The Circle pieces arrange thousands of bees in mandala-like patterns from famous crop circles. Here, the implication is crop-based human interference that is, once again, causing mass disorientation. The repetition in these patterns conveys the pathos of a mass burial and the maddening frustration of a disorienting epidemic.

Cluster (Flower of Life)
The Flower of Life is an ancient geometric symbol that forms a hexagonal floral cluster pattern from overlapping circles. Honeybees rely on their clustering instinct to survive.

Some of the most attractive flowers to honeybees are those with multiple flower clusters, a trait that makes these flowers especially alluring and deadly when exposed to systemic pesticides.
A cluster is the term for the starting point of an investigation for epidemiologists.
Hatton has arranged laboratory-grade petri dishes in this overlapping pattern, each dish lined with a cycle of dead honeybees.
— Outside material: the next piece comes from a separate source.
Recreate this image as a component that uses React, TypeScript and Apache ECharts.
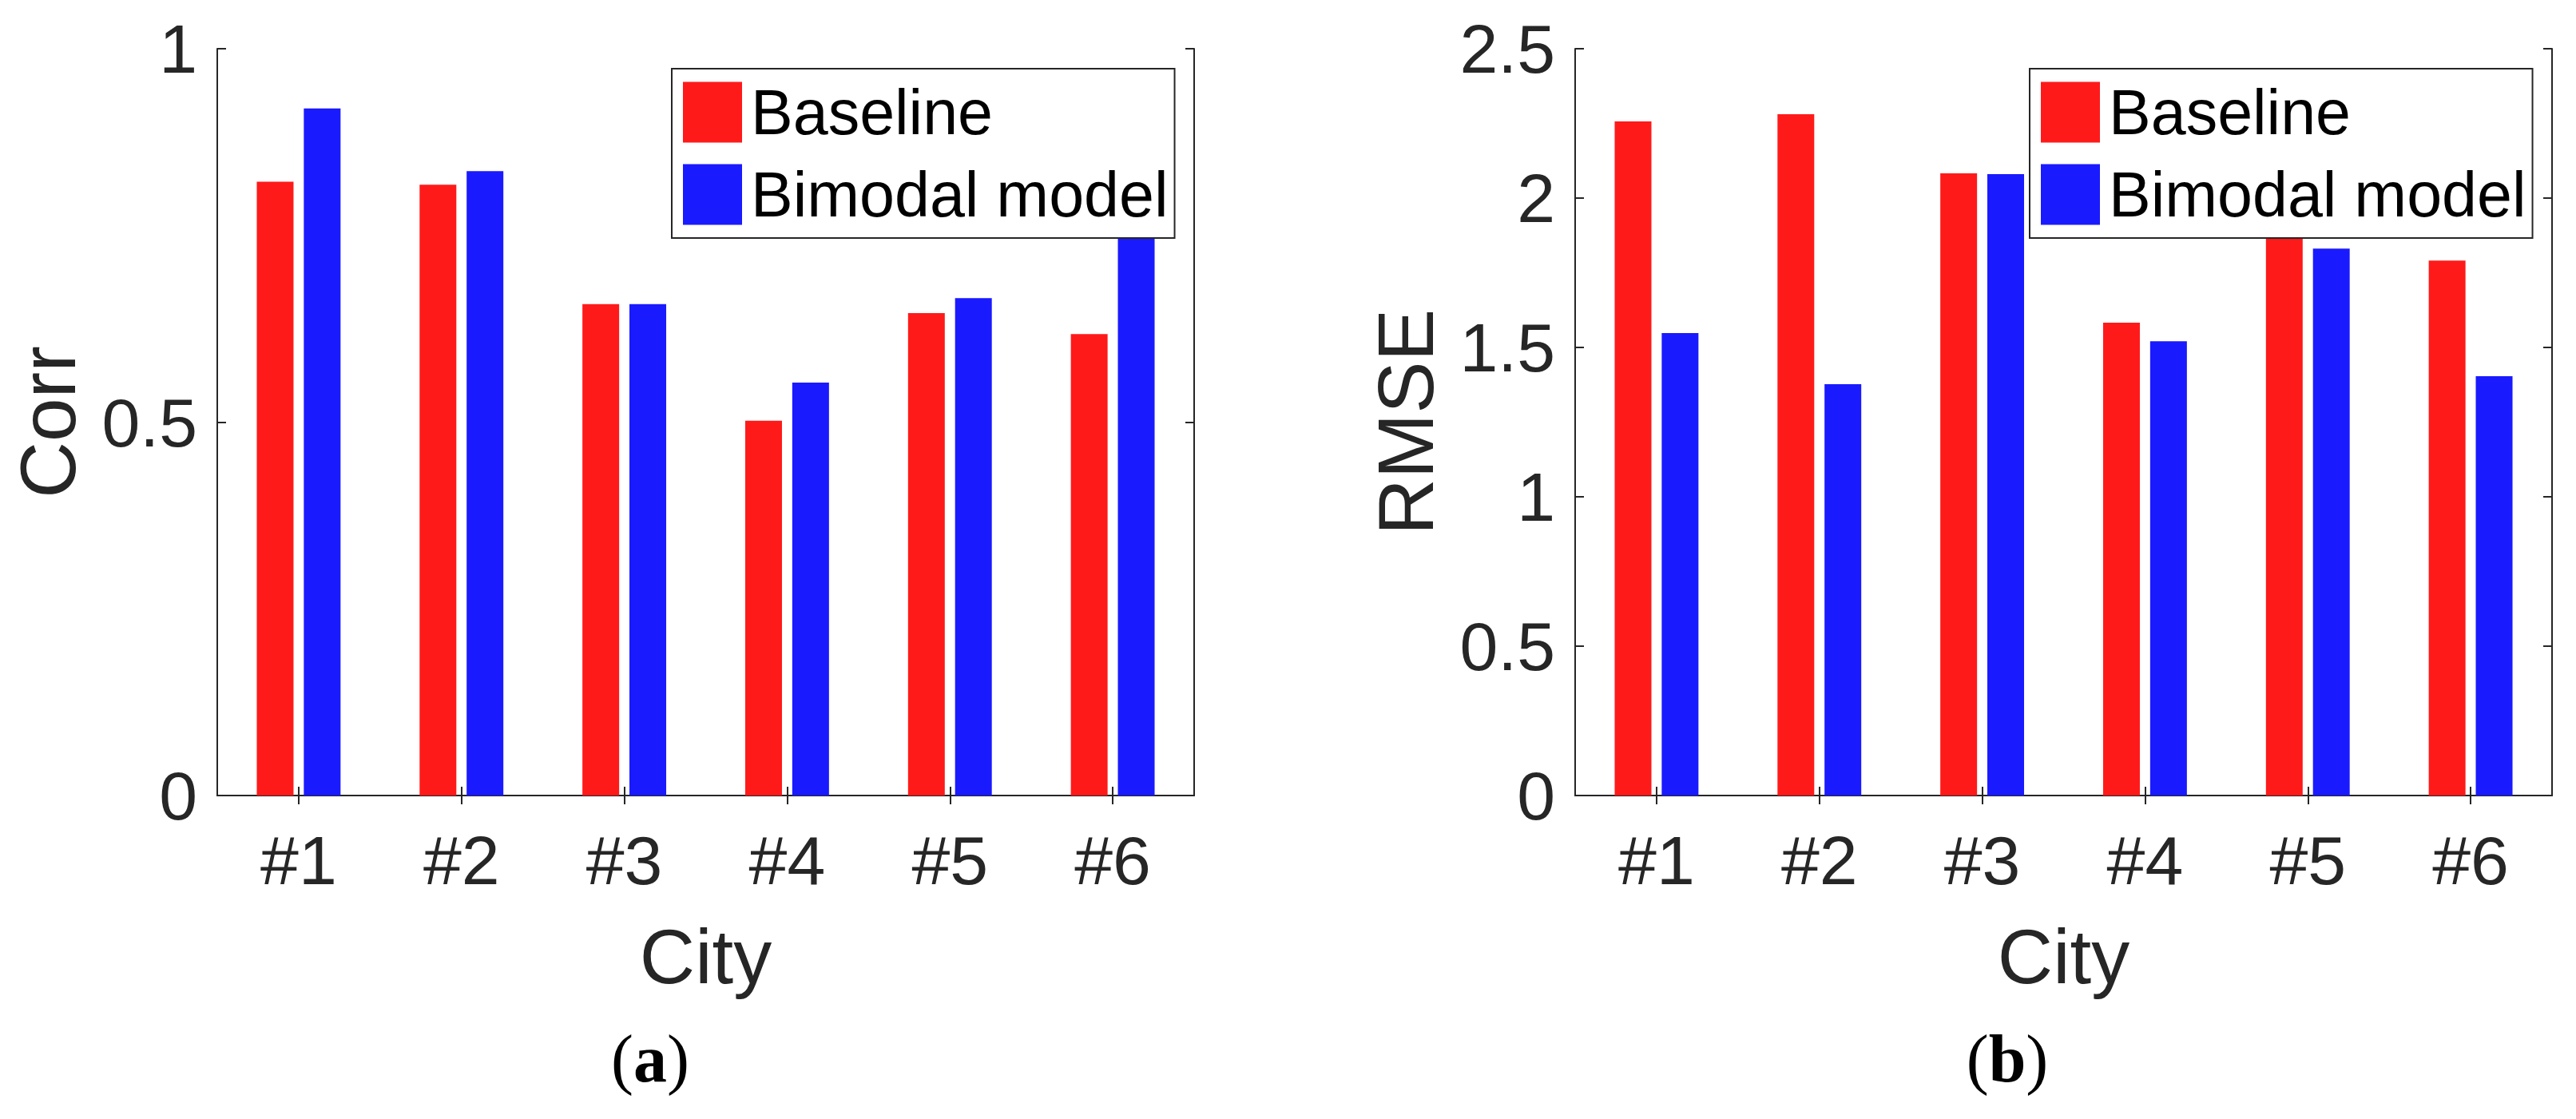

Sarah Hatton was born in the UK, and raised in Barbados and Canada.
She received her BFA from Queen’s University and her MFA from the University of Calgary, and is the recipient of numerous awards for art and academics.
Her deep interest in human nature, mortality, patterns, and her insatiable curiosity about the natural world are found throughout her paintings and installation work. Her “Bee Works”, made from thousands of dead honeybees, received international acclaim, balancing artistry with advocacy, and winning the RBC Emerging Artist Award in 2014.
Hatton lives and works in Chelsea, Quebec, one of Canada’s most creative and environmentally-friendly communities.